Infants and children learn within several areas of development simultaneously. Ability achieved in one area influence abilities in other areas, so that the areas are intertwined and experienced by the infant or child as a small entirety. Through self-activity and interaction with others, this entirety should gradually contain more and more detail as the child comprehends and masters the several parts, becomes able to connect these parts, and finally is able to perceive a bigger entirety.

In summary, learning is achieving knowledge by being active.

Conditions for Learning

Three main conditions should be considered while introducing the approach of Active Learning.

The infant/child's level of development, his readiness for learning, and the skills he has already achieved.

When the infant/child has had a good sleep, feels emotionally settled, and has had something to eat and drink, he is ready to discover and recognize responses from his movements or to learn anything that matches his level of development. However, he needs appropriate stimulating surroundings (including toys and other materials) and he needs sufficient time for doing as well as for thinking. Also, at the right time, he needs appropriate interest from his caregivers and teachers if he is to have optimal conditions for learning according to his potential.

The Quality of the Environment from Which the Child Is Given Opportunity to Learn

The environment that is established for the child should include opportunity for him to utilize already achieved motor ability. It should also arouse his interest and curiosity, as well as give him opportunity to achieve the next level of development.

Also, the child should be provided with many environments that will give him opportunity to learn in all areas, such as gross and fine movements, connection between games and daily living activities, communication, cognition, socialization, and independence.
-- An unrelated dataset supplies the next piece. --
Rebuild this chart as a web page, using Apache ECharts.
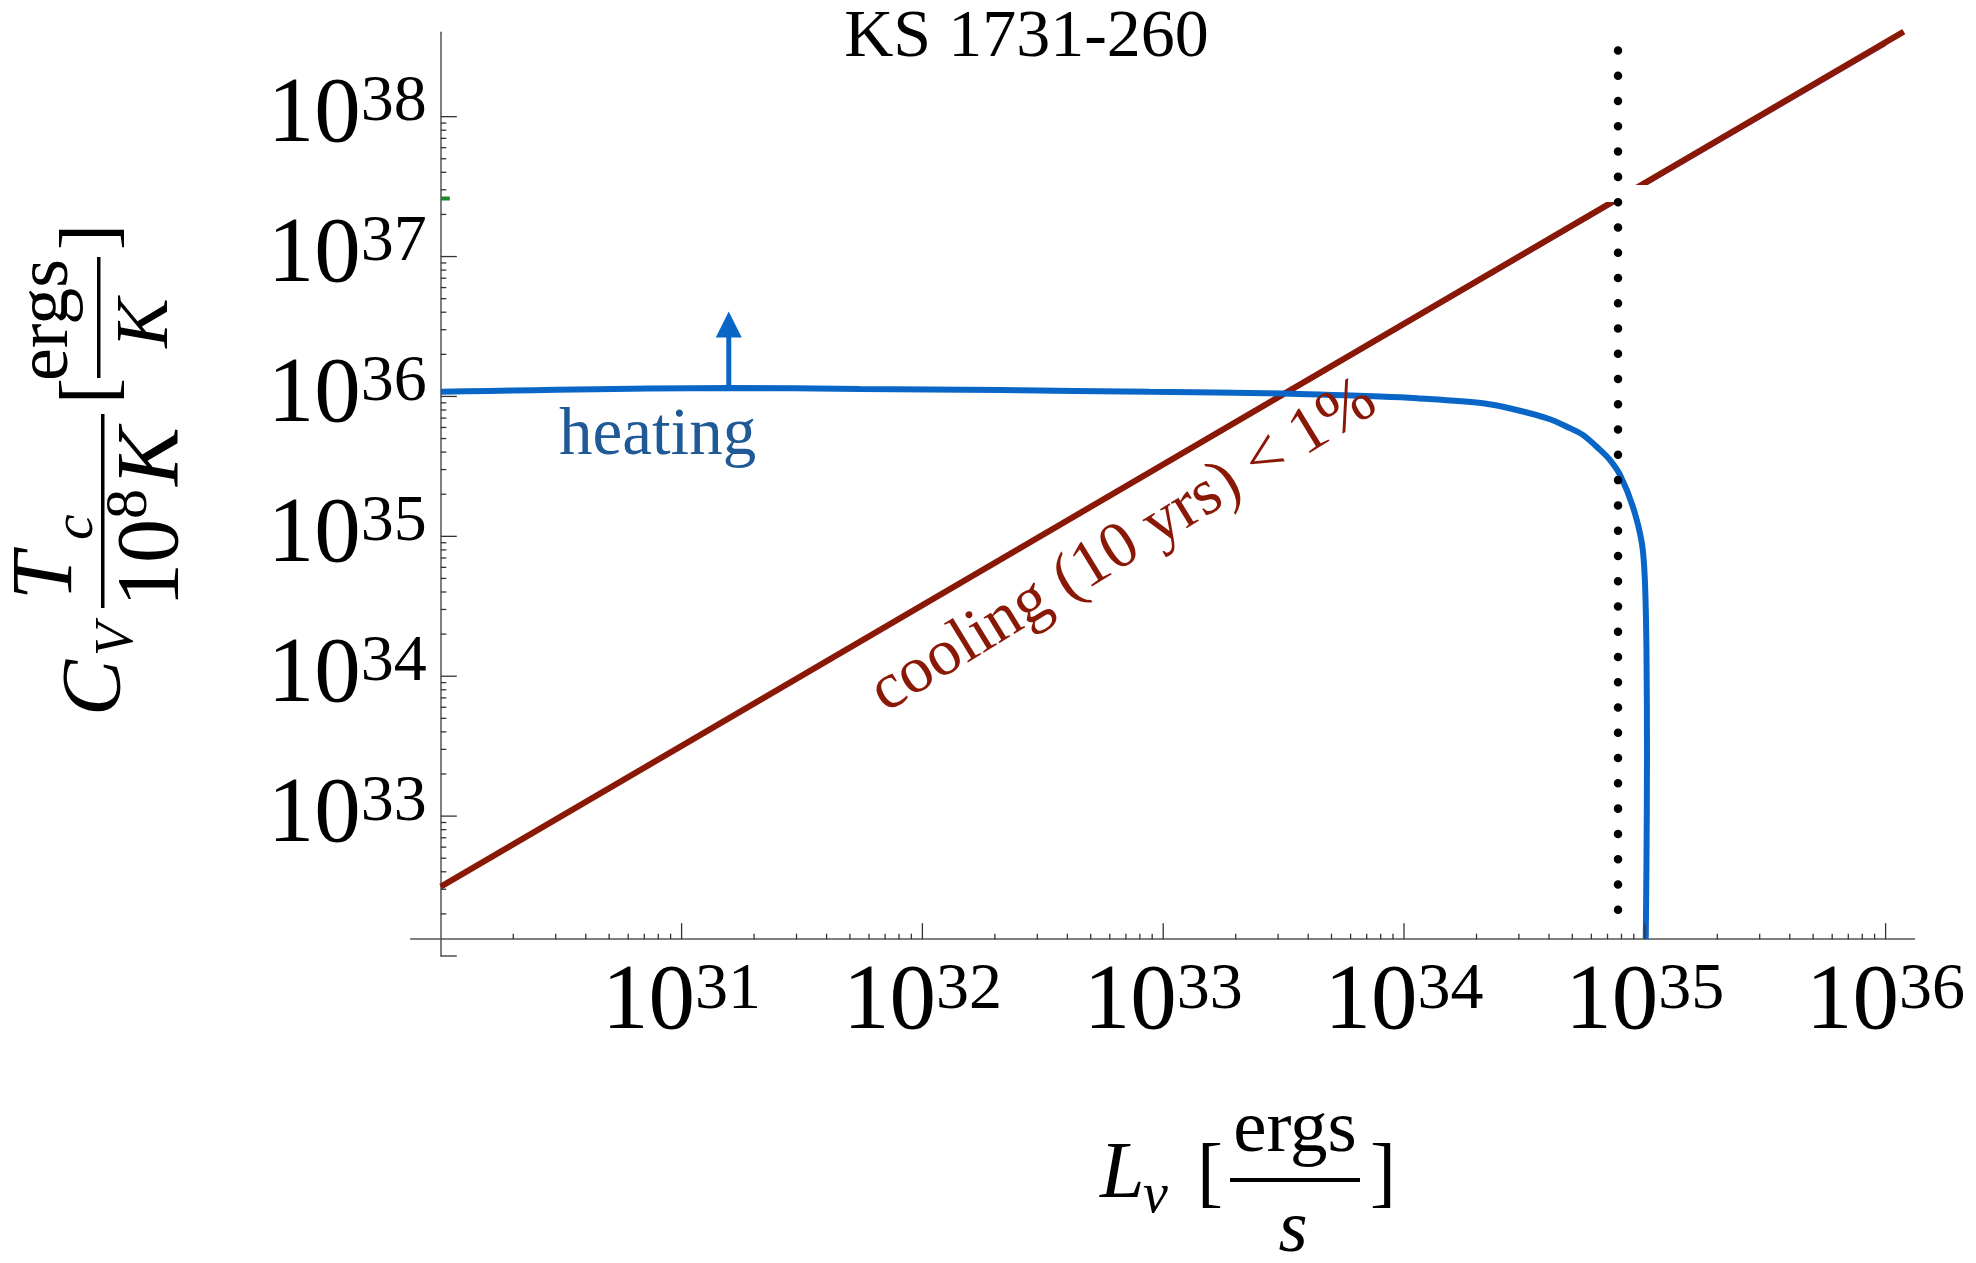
<!DOCTYPE html>
<html>
<head>
<meta charset="utf-8">
<script src="https://cdn.jsdelivr.net/npm/echarts@6/dist/echarts.min.js"></script>
<style>
  html, body { margin: 0; padding: 0; background: #fff; }
  #chart { width: 1976px; height: 1263px; }
</style>
</head>
<body>
<div id="chart"></div>
<script>
// heating curve (blue)
const heatingL = [1.0e30, 1.57e31, 5.5e31, 2.1e32, 8.8e32, 3.15e33, 7.96e33, 1.13e34, 2.13e34, 2.94e34,
  4.04e34, 4.75e34, 5.53e34, 6.52e34, 7.16e34, 7.89e34, 8.93e34, 9.72e34, 1.0e35, 1.016e35,
  1.021e35, 1.016e35, 1.009e35];
const heatingC = [1.08e36, 1.15e36, 1.13e36, 1.11e36, 1.08e36, 1.05e36, 9.98e35, 9.7e35, 8.93e35, 8.0e35,
  6.87e35, 6.07e35, 5.31e35, 4.15e35, 3.52e35, 2.75e35, 1.62e35, 8.97e34, 4.99e34, 1.54e34,
  2.65e33, 4.55e32, 1.32e32];

// cooling (10 yrs) < 1% line (red) and the thin purple one under it
const coolingL = [1e30, 1.19e36];
const coolingC = [3.13e32, 4.05e38];
const shadowL = [1e30, 1e36];
const shadowC = [3.13e32, 3.28e38];

// vertical dotted marker
const markerL = 7.74e34;
const markerC = [2.97e38, 1.43e32];

// arrow above the heating curve
const arrowL = 1.57e31;
const arrowC = [1.15e36, 4.04e36];

// axes
const xLabelExp = [31, 32, 33, 34, 35, 36];
const yLabelExp = [33, 34, 35, 36, 37, 38];
const xMajorExp = [31, 32, 33, 34, 35, 36];
const yMajorExp = [32, 33, 34, 35, 36, 37, 38];
const xMinorDecades = [30, 31, 32, 33, 34, 35];
const yMinorDecades = [32, 33, 34, 35, 36, 37];
const minorMult = [2, 3, 4, 5, 6, 7, 8, 9];

const X_LOG = [29.875, 36.12];
const Y_LOG = [32, 38.603];
const CROSS_L = 1e30;                // where the y axis sits
const CROSS_C = Math.pow(10, 32.12); // where the x axis sits

// piece that hides part of the red line, and the small green dash on the y axis
const gapBox = [6.3e34, 3.25e37, 1.2e35, 2.45e37];
const greenMark = [1e30, 2.6e37];

const BLUE = '#0a66c6';
const RED = '#8a1806';
const SERIF = '"Liberation Serif", "DejaVu Serif", serif';
const MID = 0.335;

const W = 1976, H = 1263;
const grid = { left: 410.7, right: 61.5, top: 32.3, bottom: 307 };
const gridW = W - grid.left - grid.right;
const gridH = H - grid.top - grid.bottom;
const xAxisOffset = -(Math.log10(CROSS_C) - Y_LOG[0]) / (Y_LOG[1] - Y_LOG[0]) * gridH;
const yAxisOffset = -(Math.log10(CROSS_L) - X_LOG[0]) / (X_LOG[1] - X_LOG[0]) * gridW;

function expLabel(list) {
    return function (v) {
        const e = Math.round(Math.log10(v));
        if (Math.abs(Math.log10(v) - e) > 1e-6 || list.indexOf(e) < 0) return '';
        return '{b|10}{s|' + e + '}';
    };
}
const rich = {
    b: { fontFamily: SERIF, fontSize: 93, lineHeight: 93, color: '#000', verticalAlign: 'bottom' },
    s: { fontFamily: SERIF, fontSize: 66, lineHeight: 47, color: '#000', verticalAlign: 'top' }
};

const xTicks = [];
xMajorExp.forEach(e => xTicks.push([Math.pow(10, e), CROSS_C, 1]));
xMinorDecades.forEach(d => minorMult.forEach(m => xTicks.push([m * Math.pow(10, d), CROSS_C, 0])));
const yTicks = [];
yMajorExp.forEach(e => yTicks.push([CROSS_L, Math.pow(10, e), 1]));
yMinorDecades.forEach(d => minorMult.forEach(m => yTicks.push([CROSS_L, m * Math.pow(10, d), 0])));

function tickRender(dir) {
    return function (params, api) {
        const p = api.coord([api.value(0), api.value(1)]);
        const major = api.value(2) === 1;
        const len = major ? 16 : 5.5;
        const shape = dir === 'x'
            ? { x1: p[0], y1: p[1], x2: p[0], y2: p[1] - len }
            : { x1: p[0], y1: p[1], x2: p[0] + len, y2: p[1] };
        return { type: 'line', shape: shape, style: { stroke: '#333', lineWidth: 1.3 } };
    };
}

const chart = echarts.init(document.getElementById('chart'));
const option = {
    animation: false,
    backgroundColor: '#fff',
    grid: grid,
    xAxis: {
        type: 'log', logBase: 10,
        min: Math.pow(10, X_LOG[0]), max: Math.pow(10, X_LOG[1]),
        offset: xAxisOffset,
        splitLine: { show: false },
        axisTick: { show: false },
        axisLine: { show: true, lineStyle: { color: '#555', width: 1.5 } },
        axisLabel: { interval: 0, margin: 18, formatter: expLabel(xLabelExp), rich: rich,
            showMinLabel: true, showMaxLabel: true }
    },
    yAxis: {
        type: 'log', logBase: 10,
        min: Math.pow(10, Y_LOG[0]), max: Math.pow(10, Y_LOG[1]),
        offset: yAxisOffset,
        splitLine: { show: false },
        axisTick: { show: false },
        axisLine: { show: true, lineStyle: { color: '#555', width: 1.5 } },
        axisLabel: { interval: 0, margin: 14, formatter: expLabel(yLabelExp), rich: rich,
            showMinLabel: true, showMaxLabel: true }
    },
    series: [
        {
            name: 'shadow', type: 'line', z: 2, showSymbol: false, silent: true,
            data: shadowL.map((x, i) => [x, shadowC[i]]),
            lineStyle: { color: '#7b3a92', width: 3 }
        },
        {
            name: 'cooling', type: 'line', z: 2, showSymbol: false,
            data: coolingL.map((x, i) => [x, coolingC[i]]),
            lineStyle: { color: RED, width: 6 }
        },
        {
            name: 'heating', type: 'line', z: 3, showSymbol: false, smooth: 0.3,
            data: heatingL.map((x, i) => [x, heatingC[i]]),
            lineStyle: { color: BLUE, width: 6 }
        },
        {
            name: 'arrow', type: 'custom', z: 3,
            data: [[arrowL, arrowC[0], arrowC[1]]],
            renderItem: function (params, api) {
                const base = api.coord([api.value(0), api.value(1)]);
                const tip = api.coord([api.value(0), api.value(2)]);
                const head = 26, half = 13;
                return {
                    type: 'group', children: [
                        { type: 'line', shape: { x1: base[0], y1: base[1], x2: tip[0], y2: tip[1] + head - 1 },
                          style: { stroke: BLUE, lineWidth: 5 } },
                        { type: 'polygon', shape: { points: [[tip[0], tip[1]], [tip[0] - half, tip[1] + head], [tip[0] + half, tip[1] + head]] },
                          style: { fill: BLUE } }
                    ]
                };
            }
        },
        {
            name: 'marker', type: 'line', z: 6, showSymbol: false,
            data: markerC.map(c => [markerL, c]),
            lineStyle: { color: '#000', width: 8.5, type: [0.01, 25.26], cap: 'round' }
        },
        { name: 'xticks', type: 'custom', z: 4, silent: true, data: xTicks, renderItem: tickRender('x') },
        { name: 'yticks', type: 'custom', z: 4, silent: true, data: yTicks, renderItem: tickRender('y') }
    ]
};
chart.setOption(option);

function txt(str, x, base, size, o) {
    o = o || {};
    return {
        type: 'text', x: x, y: base - MID * size, z: 10, silent: true,
        style: {
            text: str, fill: o.color || '#000',
            font: (o.italic ? 'italic ' : '') + size + 'px ' + SERIF,
            align: o.align || 'left', verticalAlign: 'middle'
        }
    };
}
// text in the frame turned 90 degrees: read from bottom (screen y) upward, baseline at screen x
function vtxt(str, readY, baseX, size, o) {
    o = o || {};
    return {
        type: 'text', x: -readY, y: baseX - MID * size, silent: true,
        style: {
            text: str, fill: o.color || '#000',
            font: (o.italic ? 'italic ' : '') + size + 'px ' + SERIF,
            align: o.align || 'left', verticalAlign: 'middle'
        }
    };
}

const g0 = chart.convertToPixel({ gridIndex: 0 }, [gapBox[0], gapBox[1]]);
const g1 = chart.convertToPixel({ gridIndex: 0 }, [gapBox[2], gapBox[3]]);
const gm = chart.convertToPixel({ gridIndex: 0 }, greenMark);
const coolAngle = 31.5 * Math.PI / 180;
const coolSize = 66;
const coolX = 888 - MID * coolSize * Math.sin(coolAngle);
const coolY = 717 - MID * coolSize * Math.cos(coolAngle);

chart.setOption({
    graphic: [
        { type: 'rect', z: 5, silent: true,
          shape: { x: g0[0], y: g0[1], width: g1[0] - g0[0], height: g1[1] - g0[1] },
          style: { fill: '#fff' } },
        { type: 'rect', z: 5, silent: true,
          shape: { x: gm[0], y: gm[1] - 2, width: 9, height: 4 }, style: { fill: '#1a8a2a' } },
        txt('KS 1731-260', 1026.5, 61, 68, { align: 'center' }),
        txt('heating', 559, 459, 67, { color: '#1f5a96' }),
        {
            type: 'text', x: coolX, y: coolY, rotation: coolAngle, z: 10, silent: true,
            style: { text: 'cooling (10 yrs) < 1%', fill: RED, font: coolSize + 'px ' + SERIF,
                     align: 'left', verticalAlign: 'middle' }
        },
        // x axis title: L_nu [ergs / s]
        txt('L', 1100, 1203, 80, { italic: true }),
        txt('ν', 1143, 1216, 56, { italic: true }),
        txt('[', 1197, 1204, 78),
        txt('ergs', 1295, 1156, 75, { align: 'center' }),
        { type: 'rect', z: 10, silent: true, shape: { x: 1230, y: 1178, width: 130, height: 4 }, style: { fill: '#000' } },
        txt('s', 1293, 1256, 75, { italic: true, align: 'center' }),
        txt(']', 1370, 1204, 78),
        // y axis title, turned
        {
            type: 'group', x: 0, y: 0, rotation: Math.PI / 2, z: 10, silent: true,
            children: [
                vtxt('C', 716, 126, 84, { italic: true }),
                vtxt('V', 656, 136, 54, { italic: true }),
                vtxt('T', 600, 77, 86, { italic: true }),
                vtxt('c', 540, 96, 58, { italic: true }),
                vtxt('10', 607, 183, 88),
                vtxt('8', 519, 150, 60),
                vtxt('K', 486, 183, 88, { italic: true }),
                vtxt('[', 404, 120, 78),
                vtxt('ergs', 320, 72, 74, { align: 'center' }),
                vtxt('K', 323, 172, 74, { italic: true, align: 'center' }),
                vtxt(']', 250, 120, 78)
            ]
        },
        { type: 'rect', z: 10, silent: true, shape: { x: 101, y: 414, width: 3.5, height: 194 }, style: { fill: '#000' } },
        { type: 'rect', z: 10, silent: true, shape: { x: 97, y: 257, width: 3.5, height: 121 }, style: { fill: '#000' } }
    ]
});
</script>
</body>
</html>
In order to devise appropriate environments from which the child will be able to learn, it is necessary to know as much as possible about what the child already is able to do, and in which directions his interest is headed from time to time.

This knowledge can be obtained through observations of the child and interviews with his caregivers and teachers. Interviews should be conducted through the use of the Functional & Instruction Scheme (Nielsen, 1990) or by use of any other appropriate checklist concerning performance during early childhood.

It may also be useful to use the sequences of learning for sighted children as a guide for the purpose of discovering when the blind child has difficulties, and so be better able to facilitate his learning—maybe by means of environmental intervention.

The Adult's Cooperation and Attitude

The adult's cooperation and attitude is crucial in upholding the approach of Active Learning. Environmental intervention means that the adult establishes environments appropriate for the child's learning, makes objects available for him, and reacts to his signals or vocalization by sharing his interests and by interacting with him at the child's level of development. For the purpose of introducing the approach of Active Learning it is necessary for the adult to know in detail the learning sequences which enable any infant and child to achieve skills.